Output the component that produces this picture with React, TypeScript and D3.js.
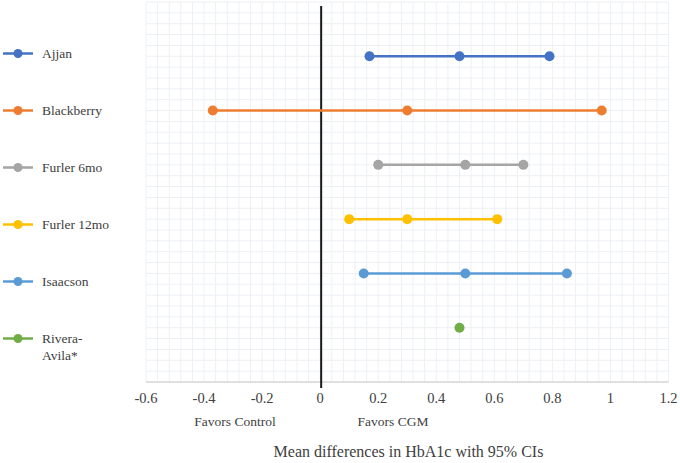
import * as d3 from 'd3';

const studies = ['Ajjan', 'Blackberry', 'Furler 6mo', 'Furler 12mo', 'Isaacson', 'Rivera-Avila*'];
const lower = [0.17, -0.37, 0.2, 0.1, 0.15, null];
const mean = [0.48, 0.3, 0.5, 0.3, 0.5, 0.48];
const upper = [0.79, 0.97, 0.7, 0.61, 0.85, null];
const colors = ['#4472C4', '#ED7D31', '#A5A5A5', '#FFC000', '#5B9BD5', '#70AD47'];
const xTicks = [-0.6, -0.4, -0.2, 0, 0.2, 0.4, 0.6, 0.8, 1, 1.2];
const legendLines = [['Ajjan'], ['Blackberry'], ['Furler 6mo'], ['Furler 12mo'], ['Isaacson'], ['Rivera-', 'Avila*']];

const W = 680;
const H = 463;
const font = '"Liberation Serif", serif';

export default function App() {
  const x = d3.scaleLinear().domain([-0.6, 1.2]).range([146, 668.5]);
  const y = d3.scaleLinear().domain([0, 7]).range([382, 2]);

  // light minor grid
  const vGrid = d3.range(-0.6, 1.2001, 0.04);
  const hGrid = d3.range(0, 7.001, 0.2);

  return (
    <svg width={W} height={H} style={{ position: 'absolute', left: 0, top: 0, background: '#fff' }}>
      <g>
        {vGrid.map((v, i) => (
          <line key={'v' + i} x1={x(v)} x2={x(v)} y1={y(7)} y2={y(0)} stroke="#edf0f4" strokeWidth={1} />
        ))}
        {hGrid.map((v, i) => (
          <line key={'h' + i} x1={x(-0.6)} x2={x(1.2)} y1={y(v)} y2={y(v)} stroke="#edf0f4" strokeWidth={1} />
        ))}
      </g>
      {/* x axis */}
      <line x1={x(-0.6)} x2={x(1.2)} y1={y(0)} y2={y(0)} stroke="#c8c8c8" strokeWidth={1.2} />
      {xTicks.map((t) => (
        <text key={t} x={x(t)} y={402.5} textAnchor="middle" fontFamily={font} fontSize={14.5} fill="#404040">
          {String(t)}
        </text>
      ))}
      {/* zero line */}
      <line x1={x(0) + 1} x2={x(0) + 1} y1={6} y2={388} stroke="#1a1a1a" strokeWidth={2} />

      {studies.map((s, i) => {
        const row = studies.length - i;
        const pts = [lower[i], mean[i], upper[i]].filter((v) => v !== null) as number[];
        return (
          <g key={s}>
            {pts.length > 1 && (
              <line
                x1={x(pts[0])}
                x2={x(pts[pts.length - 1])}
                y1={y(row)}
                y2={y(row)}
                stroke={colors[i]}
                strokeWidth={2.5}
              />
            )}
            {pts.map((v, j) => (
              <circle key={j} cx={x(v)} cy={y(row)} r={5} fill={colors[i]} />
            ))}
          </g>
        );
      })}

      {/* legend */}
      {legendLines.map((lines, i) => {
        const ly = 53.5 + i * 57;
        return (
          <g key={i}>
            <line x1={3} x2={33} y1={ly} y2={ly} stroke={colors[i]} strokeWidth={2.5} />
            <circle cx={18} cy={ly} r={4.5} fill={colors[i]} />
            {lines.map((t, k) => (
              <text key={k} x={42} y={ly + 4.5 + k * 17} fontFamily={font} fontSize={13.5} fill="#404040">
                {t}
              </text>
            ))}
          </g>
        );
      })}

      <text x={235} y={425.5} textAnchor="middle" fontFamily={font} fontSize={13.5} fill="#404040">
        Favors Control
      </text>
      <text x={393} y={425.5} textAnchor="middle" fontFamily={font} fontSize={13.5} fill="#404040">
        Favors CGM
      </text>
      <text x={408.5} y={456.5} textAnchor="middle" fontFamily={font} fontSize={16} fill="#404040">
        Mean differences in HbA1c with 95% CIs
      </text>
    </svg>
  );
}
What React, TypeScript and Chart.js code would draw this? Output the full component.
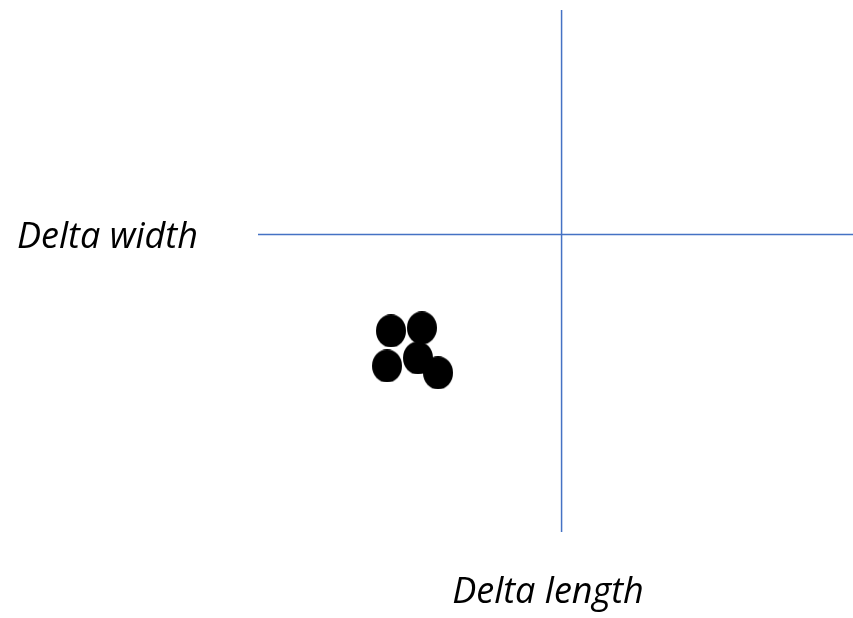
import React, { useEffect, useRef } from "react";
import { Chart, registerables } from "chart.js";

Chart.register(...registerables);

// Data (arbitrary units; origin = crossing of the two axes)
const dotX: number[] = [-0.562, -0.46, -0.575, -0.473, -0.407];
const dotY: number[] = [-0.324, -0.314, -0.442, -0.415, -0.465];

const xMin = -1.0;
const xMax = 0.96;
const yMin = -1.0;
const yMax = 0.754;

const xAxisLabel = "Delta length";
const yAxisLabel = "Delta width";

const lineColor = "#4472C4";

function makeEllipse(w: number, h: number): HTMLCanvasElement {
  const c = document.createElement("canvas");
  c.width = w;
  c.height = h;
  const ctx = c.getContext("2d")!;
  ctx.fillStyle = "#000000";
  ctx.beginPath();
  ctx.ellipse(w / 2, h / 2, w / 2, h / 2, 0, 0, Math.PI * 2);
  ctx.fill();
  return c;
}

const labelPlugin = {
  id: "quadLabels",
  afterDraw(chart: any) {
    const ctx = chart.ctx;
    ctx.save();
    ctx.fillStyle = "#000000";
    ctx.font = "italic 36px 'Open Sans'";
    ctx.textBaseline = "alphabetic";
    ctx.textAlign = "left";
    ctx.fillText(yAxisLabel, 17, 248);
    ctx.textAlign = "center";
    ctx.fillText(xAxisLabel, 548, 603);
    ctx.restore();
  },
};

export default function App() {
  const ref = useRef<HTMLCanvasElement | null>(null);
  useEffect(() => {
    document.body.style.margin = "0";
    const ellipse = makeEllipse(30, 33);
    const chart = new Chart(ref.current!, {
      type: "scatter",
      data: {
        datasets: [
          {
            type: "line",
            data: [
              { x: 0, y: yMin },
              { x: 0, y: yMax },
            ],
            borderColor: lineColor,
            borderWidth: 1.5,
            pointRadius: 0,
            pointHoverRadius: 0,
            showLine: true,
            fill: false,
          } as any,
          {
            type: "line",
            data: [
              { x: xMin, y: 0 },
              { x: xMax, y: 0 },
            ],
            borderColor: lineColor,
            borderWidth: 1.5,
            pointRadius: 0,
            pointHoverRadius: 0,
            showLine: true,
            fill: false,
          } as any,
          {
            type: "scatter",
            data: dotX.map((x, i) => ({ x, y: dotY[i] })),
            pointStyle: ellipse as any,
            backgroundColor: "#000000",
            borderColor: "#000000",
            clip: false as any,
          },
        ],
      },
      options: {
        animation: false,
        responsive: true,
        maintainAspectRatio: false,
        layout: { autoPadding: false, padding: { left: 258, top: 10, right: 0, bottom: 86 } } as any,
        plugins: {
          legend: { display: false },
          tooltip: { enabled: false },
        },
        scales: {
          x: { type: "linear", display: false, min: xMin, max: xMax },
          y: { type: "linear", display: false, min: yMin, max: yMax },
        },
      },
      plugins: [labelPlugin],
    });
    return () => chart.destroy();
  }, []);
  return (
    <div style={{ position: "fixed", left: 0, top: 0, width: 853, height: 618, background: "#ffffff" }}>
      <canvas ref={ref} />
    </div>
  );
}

» Objective
Look at the listing and set down only the lines from its start through the line with "const hGrid = d3.range(0, 7.001, 0.2);", word for word and without pictures.

» Written answer
Output the component that produces this picture with React, TypeScript and D3.js.
import * as d3 from 'd3';

const studies = ['Ajjan', 'Blackberry', 'Furler 6mo', 'Furler 12mo', 'Isaacson', 'Rivera-Avila*'];
const lower = [0.17, -0.37, 0.2, 0.1, 0.15, null];
const mean = [0.48, 0.3, 0.5, 0.3, 0.5, 0.48];
const upper = [0.79, 0.97, 0.7, 0.61, 0.85, null];
const colors = ['#4472C4', '#ED7D31', '#A5A5A5', '#FFC000', '#5B9BD5', '#70AD47'];
const xTicks = [-0.6, -0.4, -0.2, 0, 0.2, 0.4, 0.6, 0.8, 1, 1.2];
const legendLines = [['Ajjan'], ['Blackberry'], ['Furler 6mo'], ['Furler 12mo'], ['Isaacson'], ['Rivera-', 'Avila*']];

const W = 680;
const H = 463;
const font = '"Liberation Serif", serif';

export default function App() {
  const x = d3.scaleLinear().domain([-0.6, 1.2]).range([146, 668.5]);
  const y = d3.scaleLinear().domain([0, 7]).range([382, 2]);

  // light minor grid
  const vGrid = d3.range(-0.6, 1.2001, 0.04);
  const hGrid = d3.range(0, 7.001, 0.2);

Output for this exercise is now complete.